If lawyers seem preconditioned to believe that final judgments represent the end goal of social change, it is because that dogma is central to our early experiences with legal analysis in 1L. The 1L curriculum paints an incomplete picture of what the social and political world actually looks like. It validates certain reasoning styles while shunning others, examines single cases abstracted from their larger social context, and omits important topics such as the access to justice disparity.

Legal education is also invested in a set of starting premises that it’s sometimes hard to see beyond. One of these was identified by Stuart Scheingold as the “myth of rights.” It helps explain why there is such widespread faith in the ability of courts to create social change.

The myth of rights has three parts. First, it accepts that litigation can be used to evoke a meaningful declaration of rights from courts; second, that courts have the power (and will) to help realize those rights; and third, that that realization is tantamount to meaningful change.

The last several decades have cast doubt on these premises in several important ways. Judges have been either unwilling or unable to fashion a right to fit all worthwhile goals, leaving important economic and social protections without judicial articulation. Also, the existence of a formal right doesn’t necessarily imply that a remedy is close behind, either due to the awkwardness of judicial enforcement mechanisms (see Brown and its progeny) or the difficulty of enforcing that right on an individual basis. Finally, litigation, by casting disputes in terms of individual parties, obscures the collective roots of social problems and inequities. Even the power of class actions, the exception to this tendency, is being eroded by the Supreme Court as it upholds mandatory arbitration clauses and tightens class certification standards.

I don’t mean to suggest litigation isn’t worthwhile – of course it is – only that we do ourselves an injustice by seeing it as the exclusive endpoint of any social change agenda. The law is a tool whose strategic value to any particular movement is dependent on what’s trying to be achieved, and how. Questions of timing, strategy, and values are all implicated.

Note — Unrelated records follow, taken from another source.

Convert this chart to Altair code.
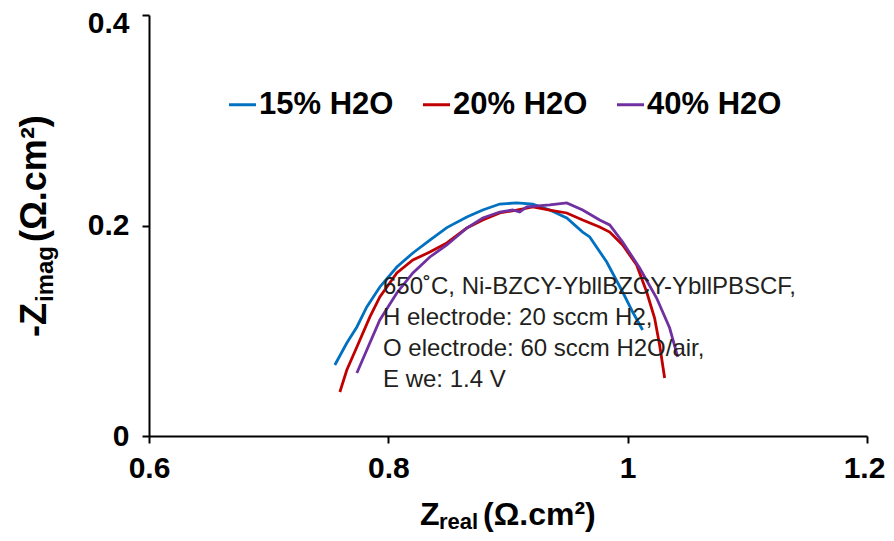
import altair as alt
import pandas as pd

FONT = "Liberation Sans"

series_names = ["15% H2O", "20% H2O", "40% H2O"]
series_colors = ["#0070C0", "#C00000", "#7030A0"]

# 15% H2O
zreal_15 = [0.7553, 0.7653, 0.7737, 0.7820, 0.7929, 0.8071, 0.8205, 0.8347, 0.8489,
            0.8656, 0.8789, 0.8931, 0.9073, 0.9207, 0.9349, 0.9491, 0.9624, 0.9683,
            0.9825, 0.9958, 1.0042, 1.0125]
zimag_15 = [0.0675, 0.0884, 0.1036, 0.1226, 0.1416, 0.1606, 0.1739, 0.1862, 0.1980,
            0.2081, 0.2147, 0.2204, 0.2214, 0.2204, 0.2147, 0.2071, 0.1938, 0.1891,
            0.1653, 0.1368, 0.1178, 0.1007]

# 20% H2O
zreal_20 = [0.7595, 0.7653, 0.7737, 0.7846, 0.7929, 0.8071, 0.8205, 0.8347, 0.8489,
            0.8656, 0.8789, 0.8931, 0.9073, 0.9207, 0.9349, 0.9491, 0.9624, 0.9766,
            0.9850, 0.9958, 1.0075, 1.0159, 1.0225, 1.0267, 1.0309]
zimag_20 = [0.0418, 0.0627, 0.0846, 0.1131, 0.1321, 0.1549, 0.1672, 0.1748, 0.1834,
            0.1976, 0.2052, 0.2119, 0.2147, 0.2176, 0.2147, 0.2119, 0.2052, 0.1986,
            0.1938, 0.1815, 0.1625, 0.1368, 0.1121, 0.0865, 0.0551]

# 40% H2O
zreal_40 = [0.7737, 0.7820, 0.7929, 0.8071, 0.8205, 0.8347, 0.8489, 0.8656, 0.8789,
            0.8931, 0.9040, 0.9098, 0.9157, 0.9349, 0.9491, 0.9624, 0.9766, 0.9850,
            0.9958, 1.0100, 1.0242, 1.0351, 1.0418]
zimag_40 = [0.0599, 0.0817, 0.1102, 0.1359, 0.1549, 0.1701, 0.1815, 0.1976, 0.2071,
            0.2128, 0.2147, 0.2128, 0.2176, 0.2195, 0.2214, 0.2147, 0.2052, 0.2005,
            0.1843, 0.1596, 0.1311, 0.1026, 0.0751]

x_ticks = [0.6, 0.8, 1.0, 1.2]
y_ticks = [0, 0.2, 0.4]

annotation_lines = [
    "650\u02daC, Ni-BZCY-YbllBZCY-YbllPBSCF,",
    "H electrode: 20 sccm H2,",
    "O electrode: 60 sccm H2O/air,",
    "E we: 1.4 V",
]

rows = []
for name, xs, ys in zip(series_names, [zreal_15, zreal_20, zreal_40], [zimag_15, zimag_20, zimag_40]):
    for i, (xv, yv) in enumerate(zip(xs, ys)):
        rows.append({"series": name, "zreal": xv, "zimag": yv, "idx": i})
df = pd.DataFrame(rows)
one = pd.DataFrame({"a": [0]})

lines = alt.Chart(df).mark_line(strokeWidth=2.8).encode(
    x=alt.X("zreal:Q",
            scale=alt.Scale(domain=[0.6, 1.2], nice=False, zero=False),
            axis=alt.Axis(values=x_ticks, format="~g", title=None, grid=False,
                          labelFont=FONT, labelFontSize=30, labelFontWeight="bold",
                          labelColor="black", labelPadding=10, tickSize=7,
                          tickColor="black", tickWidth=2, domainColor="black",
                          domainWidth=2, labelFlush=False,
                          labelOffset=alt.condition("datum.value >= 1.2", alt.value(-3), alt.value(0)))),
    y=alt.Y("zimag:Q",
            scale=alt.Scale(domain=[0, 0.4], nice=False),
            axis=alt.Axis(values=y_ticks, format="~g", title=None, grid=False,
                          labelFont=FONT, labelFontSize=30, labelFontWeight="bold",
                          labelColor="black", labelPadding=13, tickSize=7,
                          tickColor="black", tickWidth=2, domainColor="black",
                          domainWidth=2, labelFlush=False,
                          labelOffset=alt.condition("datum.value >= 0.4", alt.value(8), alt.value(0)))),
    color=alt.Color("series:N",
                    scale=alt.Scale(domain=series_names, range=series_colors),
                    legend=alt.Legend(title=None, orient="none", legendX=78, legendY=74,
                                      direction="horizontal", symbolType="stroke",
                                      symbolSize=729, symbolStrokeWidth=3,
                                      labelFont=FONT, labelFontSize=31,
                                      labelFontWeight="bold", labelColor="black",
                                      labelOffset=1, columnPadding=23, padding=0,
                                      labelLimit=400)),
    order="idx:Q",
)

annotation = alt.Chart(one).mark_text(
    align="left", baseline="alphabetic", font=FONT, fontSize=24,
    color="#231F20", lineBreak="\n", lineHeight=31,
).encode(x=alt.value(234), y=alt.value(279), text=alt.value("\n".join(annotation_lines)))

# x-axis title: Z_real (Ω.cm²)
xt_main = alt.Chart(one).mark_text(align="left", baseline="alphabetic", font=FONT,
                                   fontSize=32, fontWeight="bold", color="black").encode(
    x=alt.value(271), y=alt.value(510), text=alt.value("Z"))
xt_sub = alt.Chart(one).mark_text(align="left", baseline="alphabetic", font=FONT,
                                  fontSize=22, fontWeight="bold", color="black").encode(
    x=alt.value(290), y=alt.value(514), text=alt.value("real"))
xt_unit = alt.Chart(one).mark_text(align="left", baseline="alphabetic", font=FONT,
                                   fontSize=32, fontWeight="bold", color="black").encode(
    x=alt.value(334), y=alt.value(510), text=alt.value("(\u03a9.cm\u00b2)"))

# y-axis title: -Z_imag (Ω.cm²)
yt_main = alt.Chart(one).mark_text(align="left", baseline="alphabetic", font=FONT,
                                   fontSize=36, fontWeight="bold", color="black",
                                   angle=270).encode(
    x=alt.value(-103), y=alt.value(322), text=alt.value("-Z"))
yt_sub = alt.Chart(one).mark_text(align="left", baseline="alphabetic", font=FONT,
                                  fontSize=24, fontWeight="bold", color="black",
                                  angle=270).encode(
    x=alt.value(-96), y=alt.value(287), text=alt.value("imag"))
yt_unit = alt.Chart(one).mark_text(align="left", baseline="alphabetic", font=FONT,
                                   fontSize=36, fontWeight="bold", color="black",
                                   angle=270).encode(
    x=alt.value(-103), y=alt.value(227), text=alt.value("(\u03a9.cm\u00b2)"))

chart = alt.layer(lines, annotation, xt_main, xt_sub, xt_unit, yt_main, yt_sub, yt_unit).properties(
    width=718, height=421,
    autosize=alt.AutoSizeParams(type="none"),
    padding={"left": 141, "top": 7, "right": 19, "bottom": 97},
    background="white",
).configure_view(stroke=None)

chart.save("out.html", embed_options={"renderer": "svg", "actions": False})
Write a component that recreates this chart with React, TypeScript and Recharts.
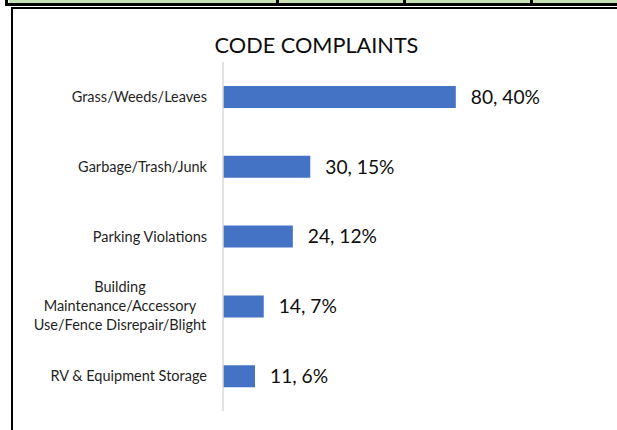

To return to stop and frisk, both of the decisions raise as many questions as they answer. For one, the district court only provided partial guidance on how the program would be reconfigured to lessen discriminatory outcomes. Assuming it survives appeal, will the judgment sap energy from the citizen-driven social movement that had been so active in the months before the decision? What is the practical importance of both the judgment and the stay given that Mr. de Blasio, who prevailed after strongly campaigning against stop and frisk, has promised not to appeal the decision? Was this an example of the political system working or not working? Was the judicial system the best institutional actor to combat discriminatory police treatment? And which court was more “activist,” in the end?
These questions don’t have easy answers, and some aren’t even open to empirical analysis. But they have to be asked. The legal profession doesn’t operate in a vacuum, and that’s especially true of lawyers working to further social and political goals. More than ever before, lawyers will need to partner with organizers, community groups, business leaders, and elected officials to advocate for meaningful change. A broader vision of how social change occurs will deepen our sense of all the moving pieces of activism, and help us creatively shape our role as lawyers within it.

1 COMMENT

  1. Scott–

    Awesome piece, though I’m afraid the stop and frisk litigation is not the best example of the phenomenon you’re trying to critique. As you seem to suggest early in your piece, the broader community played a larger role in Floyd, Ligon, and other stop and frisk related lawsuits than the decision, or at least the reporting on it, might suggest at first blush. That role, however, was not limited to providing the factual fodder for the complaint. Instead, Floyd, Ligon, and other suits were, by pretty authoritative accounts, part and parcel of a broad strategy that encompassed organizing (consider, e.g., the Father’s Day 2012 March against S&F, organized by Communities United for Police Reform, a broad coalition of community and advocacy groups and government agencies and also the daily protests that accompanied many days of the Floyd trial) and policy advocacy (consider, e.g., the Community Safety Act, which implemented a number of potentially powerful tools for checking unlawful and unjust policing), among other things. It would be a bit misleading, therefore, to suggest that the suits represent lawyers taking the reins of a powerful social movement.

    Just figured I’d add my two cents.